Early Split-Tail Willet
Quogue, Long Island, NY, c. 1890
12 1/2 in. long
In 1890 Squires, a New York City sportsmen's supply store on Broadway owned by Henry C. Squires, published an over-the-top catalog featuring several decoy varieties listed for sale, including some known to be Dilleys. The Squires catalog describes the Dilley offerings as "Snipe decoys, hand-made, shaped and painted from life; the finest decoys ever produced; can be furnished only in limited quantities." Snipe was a catch-all term used by hunters for all shorebirds. It is noteworthy that the $12 per dozen price was 300% higher than other makers' "Snipe decoys" that Squires offered for sale. Over a century later, top decoy hunters still place a premium on Dilleys, considering his decoys to be among "the finest ever produced."

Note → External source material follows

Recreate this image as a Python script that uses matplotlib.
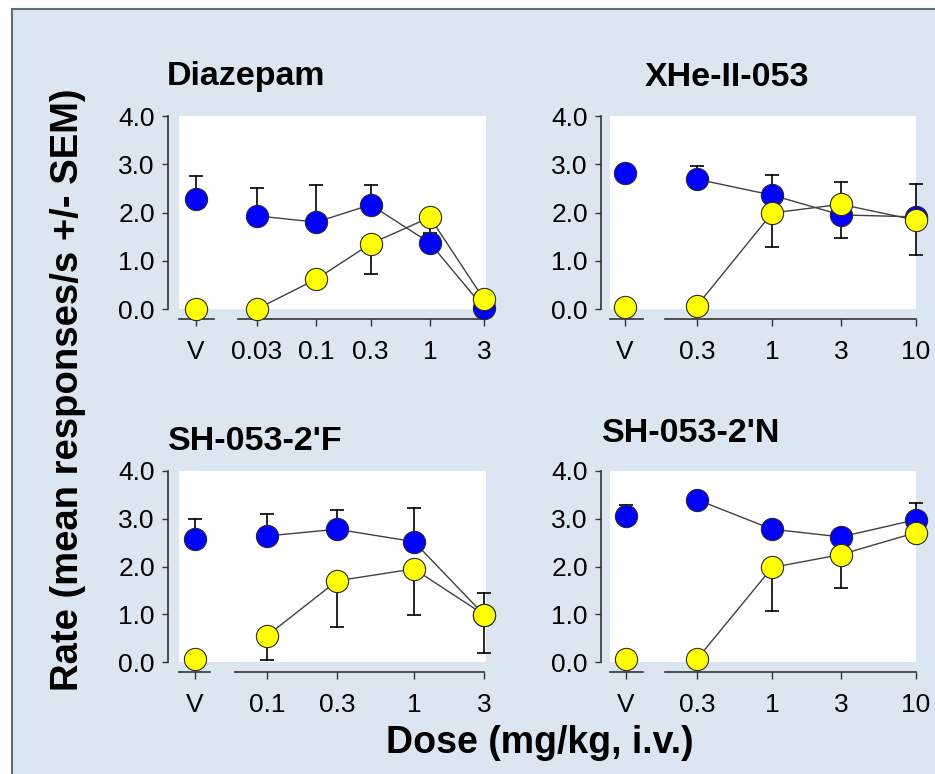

Indeed, when referring to Dilley shorebirds in "American Bird Decoys," Mackey states, "There is no question that the detailed, stylized painting is unsurpassed. They are beautiful examples from the hand of a fastidious workman."
Starting with clean lines and a solid form, Dilley applied some of the finest representations of plumage ever demonstrated. Using his exceptional brush technique, he was able to imply detail without carving or painting every feather.
The rarity of this grand willet, along with its exceptionally long and thin neck, excellent paint, and split-tail carving, place it in the upper echelon of Long Island decoys.
Original paint with light gunning wear, some touch-up to head, and replaced bill.
Provenance: Bud Ward Collection
Private Collection, New York, acquired from the above
Literature: Henry C. Squires, "Descriptive Catalogue and Price-list of Sportsmen's Supplies," New York, NY, 1890, p. 52, snipe decoys listed.
Robert Shaw, "Bird Decoys of North America," New York, NY, 2010, p. 84, related example illustrated.